Comitê – A conta de luz vai subir? Por quê?

Fabiola – Sim, a conta de luz vai subir. Os poucos estudos que temos, e diga-se de passagem, nenhum estudo atualizado por parte do governo federal, demonstram aumento na tarifa. Estudo da Aneel de 2017 analisando apenas o processo da descotização aponta aumento de algo em torno de 16%. Estudo da FIESP (federação das indústrias do estado de SP) impacto de R$ 460bi em 30 anos, a FIESP considerou além do processo de descotização dos 22 empreendimentos da Eletrobras, a entrada de 8milMWh de energia proveniente das térmicas inflexíveis a gás. O que é a descotização? Hoje, temos 22 empreendimentos que vendem energia pela operação e manutenção dos empreendimentos, estes têm a característica de já terem sido amortizados (pagos pela população) e por isso, vendem a energia a menor preço. A proposta do governo é fazer com que esta energia seja vendida a preço de mercado novamente, como se os empreendimentos fossem novos. É como dizer que ao comprar um carro ou uma casa, e depois de conseguir pagar todo o financiamento, ainda nos fosse dito que o carro/casa não pode ser nosso, e que precisamos pagar mais pelo que já é nosso.

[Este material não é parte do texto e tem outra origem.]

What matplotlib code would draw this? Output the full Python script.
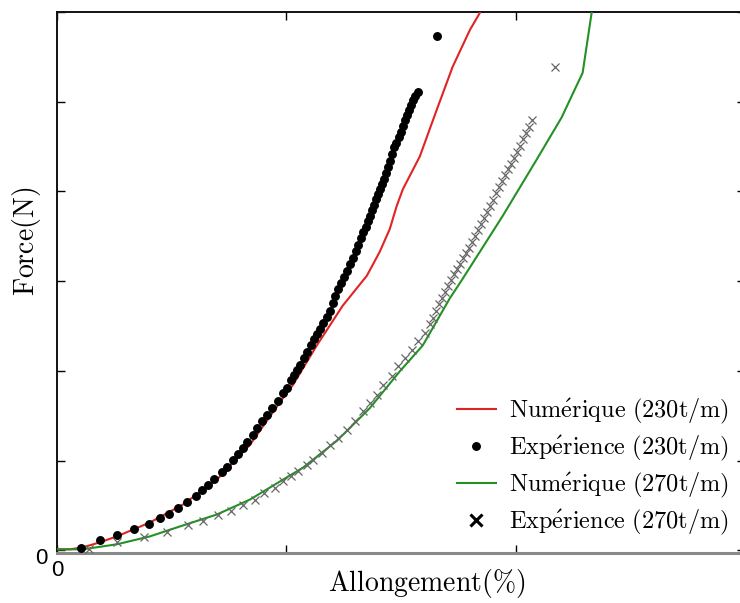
import matplotlib
matplotlib.use("Agg")
import matplotlib.pyplot as plt
from matplotlib.lines import Line2D
import matplotlib.transforms as mtransforms

plt.rcParams['mathtext.fontset'] = 'cm'

# ---------------- data ----------------
# Numerical curve, 230 t/m
num230_x = [0.000, 0.057, 0.113, 0.187, 0.261, 0.405, 0.549, 0.697, 0.841, 0.985,
            1.028, 1.133, 1.246, 1.351, 1.407, 1.451, 1.481, 1.508, 1.582, 1.656,
            1.725, 1.800, 1.843, 1.870]
num230_y = [0.011, 0.011, 0.033, 0.089, 0.155, 0.310, 0.510, 0.787, 1.175, 1.696,
            1.840, 2.284, 2.727, 3.060, 3.326, 3.581, 3.836, 4.024, 4.390, 4.911,
            5.388, 5.798, 5.987, 6.250]

# Experimental points, 230 t/m
exp230_x = [0.105, 0.187, 0.261, 0.336, 0.401, 0.449, 0.488, 0.527, 0.566, 0.606,
            0.632, 0.658, 0.684, 0.719, 0.741, 0.767, 0.789, 0.810, 0.828, 0.854,
            0.871, 0.893, 0.915, 0.937, 0.963, 0.985, 1.002,
            1.020, 1.033, 1.046, 1.059, 1.076, 1.089, 1.107, 1.120, 1.133, 1.146,
            1.159, 1.176, 1.190, 1.203, 1.211, 1.224, 1.237, 1.251, 1.264, 1.277,
            1.290, 1.303, 1.312, 1.325, 1.333, 1.346, 1.355, 1.364, 1.373, 1.381,
            1.390, 1.399, 1.407, 1.416, 1.425, 1.434, 1.442, 1.451, 1.460, 1.468,
            1.477, 1.490, 1.499, 1.508, 1.516, 1.525, 1.534, 1.542, 1.551, 1.560,
            1.573, 1.656]
exp230_y = [0.022, 0.111, 0.166, 0.233, 0.288, 0.355, 0.410, 0.477, 0.543, 0.610,
            0.676, 0.732, 0.798, 0.876, 0.931, 1.009, 1.075, 1.142, 1.208, 1.286,
            1.364, 1.441, 1.508, 1.585, 1.663, 1.752, 1.807,
            1.896, 1.951, 2.007, 2.062, 2.140, 2.206, 2.284, 2.350, 2.406, 2.472,
            2.539, 2.605, 2.672, 2.761, 2.838, 2.916, 2.982, 3.049, 3.115, 3.193,
            3.259, 3.337, 3.404, 3.481, 3.548, 3.603, 3.670, 3.725, 3.792, 3.847,
            3.914, 3.969, 4.024, 4.080, 4.135, 4.202, 4.268, 4.335, 4.412, 4.490,
            4.545, 4.612, 4.667, 4.734, 4.800, 4.856, 4.911, 4.967, 5.022, 5.067,
            5.111, 5.732]

# Numerical curve, 270 t/m
num270_x = [0.000, 0.113, 0.261, 0.405, 0.549, 0.697, 0.841, 0.985, 1.072, 1.220,
            1.364, 1.495, 1.595, 1.712, 1.769, 1.943, 2.092, 2.200, 2.292, 2.331,
            2.345]
num270_y = [0.011, 0.011, 0.067, 0.155, 0.277, 0.399, 0.565, 0.787, 0.920, 1.220,
            1.585, 1.996, 2.284, 2.805, 3.027, 3.725, 4.357, 4.823, 5.322, 5.987,
            6.250]

# Experimental points, 270 t/m
exp270_x = [0.139, 0.261, 0.379, 0.479, 0.571, 0.636, 0.702, 0.758, 0.810, 0.863,
            0.902, 0.950, 0.985, 1.020, 1.050, 1.089, 1.115, 1.155, 1.190, 1.224,
            1.264, 1.298, 1.333, 1.364, 1.394, 1.420, 1.460, 1.486, 1.516, 1.547,
            1.573, 1.603, 1.625, 1.638, 1.651, 1.664, 1.678, 1.691, 1.704, 1.717,
            1.730, 1.743, 1.756, 1.769, 1.782, 1.795, 1.808, 1.821, 1.834, 1.847,
            1.861, 1.874, 1.887, 1.900, 1.913, 1.926, 1.939, 1.952, 1.965, 1.978,
            1.991, 2.004, 2.017, 2.031, 2.044, 2.057, 2.070, 2.170]
exp270_y = [0.011, 0.089, 0.144, 0.200, 0.277, 0.322, 0.388, 0.443, 0.510, 0.565,
            0.643, 0.698, 0.776, 0.831, 0.887, 0.953, 1.009, 1.086, 1.175, 1.253,
            1.341, 1.441, 1.552, 1.641, 1.729, 1.840, 1.940, 2.051, 2.140, 2.228,
            2.328, 2.417, 2.517, 2.594, 2.672, 2.749, 2.816, 2.882, 2.949, 3.016,
            3.082, 3.137, 3.193, 3.259, 3.315, 3.370, 3.437, 3.503, 3.570, 3.636,
            3.703, 3.769, 3.836, 3.902, 3.980, 4.047, 4.113, 4.180, 4.246, 4.302,
            4.368, 4.435, 4.512, 4.579, 4.656, 4.723, 4.800, 5.388]

x_ticks = [0, 1, 2, 3]
y_ticks = [0, 1, 2, 3, 4, 5, 6]
x_ticklabels = ['0', '', '', '']
y_ticklabels = ['0', '', '', '', '', '', '']

labels = [r'$\mathrm{Num\acute{e}rique\ (230t/m)}$',
          r'$\mathrm{Exp\acute{e}rience\ (230t/m)}$',
          r'$\mathrm{Num\acute{e}rique\ (270t/m)}$',
          r'$\mathrm{Exp\acute{e}rience\ (270t/m)}$']

RED = '#e02424'
GREEN = '#249124'

# ---------------- figure ----------------
fig = plt.figure(figsize=(7.40, 6.03), dpi=100)
ax = fig.add_axes([57 / 740, 1 - 553 / 603, (745 - 57) / 740, (553 - 12) / 603])

ax.plot(num230_x, num230_y, color=RED, lw=1.5, zorder=3)
ax.plot(exp230_x, exp230_y, linestyle='none', marker='o', ms=5.4,
        color='black', zorder=4)
ax.plot(num270_x, num270_y, color=GREEN, lw=1.5, zorder=3)
ax.plot(exp270_x, exp270_y, linestyle='none', marker='x', ms=6.0, mew=0.9,
        color='#666666', zorder=4)

ax.set_xlim(0, 3)
ax.set_ylim(-0.03, 6)
ax.set_xticks(x_ticks)
ax.set_xticklabels(x_ticklabels)
ax.set_yticks(y_ticks)
ax.set_yticklabels(y_ticklabels)

ax.tick_params(direction='in', length=6, width=1, top=True, right=True,
               labelsize=16, colors='black')
for lab in ax.get_xticklabels() + ax.get_yticklabels():
    lab.set_fontfamily('Liberation Sans')
ax.tick_params(axis='x', pad=5)
ax.tick_params(axis='y', pad=7)
# nudge y "0" down a little
off = mtransforms.ScaledTranslation(0, -6 / 100, fig.dpi_scale_trans)
for lab in ax.get_yticklabels():
    lab.set_transform(lab.get_transform() + off)

for s in ['left', 'top', 'right']:
    ax.spines[s].set_linewidth(1.4)
    ax.spines[s].set_color('#111111')
ax.spines['bottom'].set_linewidth(2.2)
ax.spines['bottom'].set_color('#8a8a8a')

ax.set_xlabel(r'$\mathrm{Allongement(\%)}$', fontsize=20)
ax.xaxis.set_label_coords((427 - 57) / (745 - 57), -0.026)
ax.set_ylabel(r'$\mathrm{Force(N)}$', fontsize=20)
ax.yaxis.set_label_coords(-0.02, (553 - 241) / 541)

handles = [Line2D([], [], color=RED, lw=1.5),
           Line2D([], [], linestyle='none', marker='o', ms=5.4, color='black'),
           Line2D([], [], color=GREEN, lw=1.5),
           Line2D([], [], linestyle='none', marker='x', ms=8, mew=2.2, color='black')]
fig.legend(handles, labels, loc='lower right', bbox_to_anchor=(729 / 740, (603 - 537) / 603),
           frameon=False, fontsize=17.5, handlelength=1.6, handletextpad=0.55,
           labelspacing=0.32, borderpad=0, borderaxespad=0)

fig.savefig('out.png', dpi=100)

Comitê – O ministro do TCU, Vital do Rêgo, fez um longo voto contrário a privatização. Ele afirmou, inclusive, que o preço da venda estava subestimado em mais de R$ 60 bilhões. Na sua opinião, porque o governo quer vender a Eletrobras por um preço abaixo do correto?

Fabiola – Para atender aos interesses do mercado financeiro que querem comprar a Eletrobras por um preço vil e conseguir serem donos da maior empresa de energia elétrica da América Latina. A autorização foi dada, mas não foi colocado prazo, ocorre que quanto menos informações mais fáceis de não despertar a consciência da população de que é um mal negócio.

Comitê – Ainda de acordo com o voto do Ministro Vital do Rêgo, países com matrizes energéticas parecidas com as nossas, nem cogitam privatizá-la. O governo está entregando um bem estratégico do país para o mercado privado?

Fabiola – Com certeza sim. A matriz brasileira tem uma característica que é o uso da água para geração de energia. Água esta que é vital a uma série de outras atividades. A Eletrobras detém 50% dos reservatórios deste país, o que significa dizer que estamos privatizando a bateria do setor elétrico. Nenhum país sério do mundo faz isso. Ademais, pelo tamanho da Eletrobras e sua relevância, a Eletrobras é um agente estratégico no setor, que poderá ditar os preços da energia no País.

Comitê – Como os cidadãos podem ajudar nessa luta?

Fabiola – Neste momento é essencial se informar e saber que a privatização da Eletrobras trará um impacto tarifário ainda não conhecido. As pessoas podem se informar no canal Salve A Energia. Entrar nas redes sociais, enviar e-mails, fazer ligações às instâncias decisórias. Perguntar ao TCU, ao Ministério de Minas e Energia, à ANEEL, à presidência da república, à CVM que enviem, que expliquem os impactos da privatização. A autorização foi dada, mas não foi colocado que o processo deve ser feito com tamanha pressa, sem estudos adequados, apenas para conseguir entregar a Eletrobras aos amigos de plantão.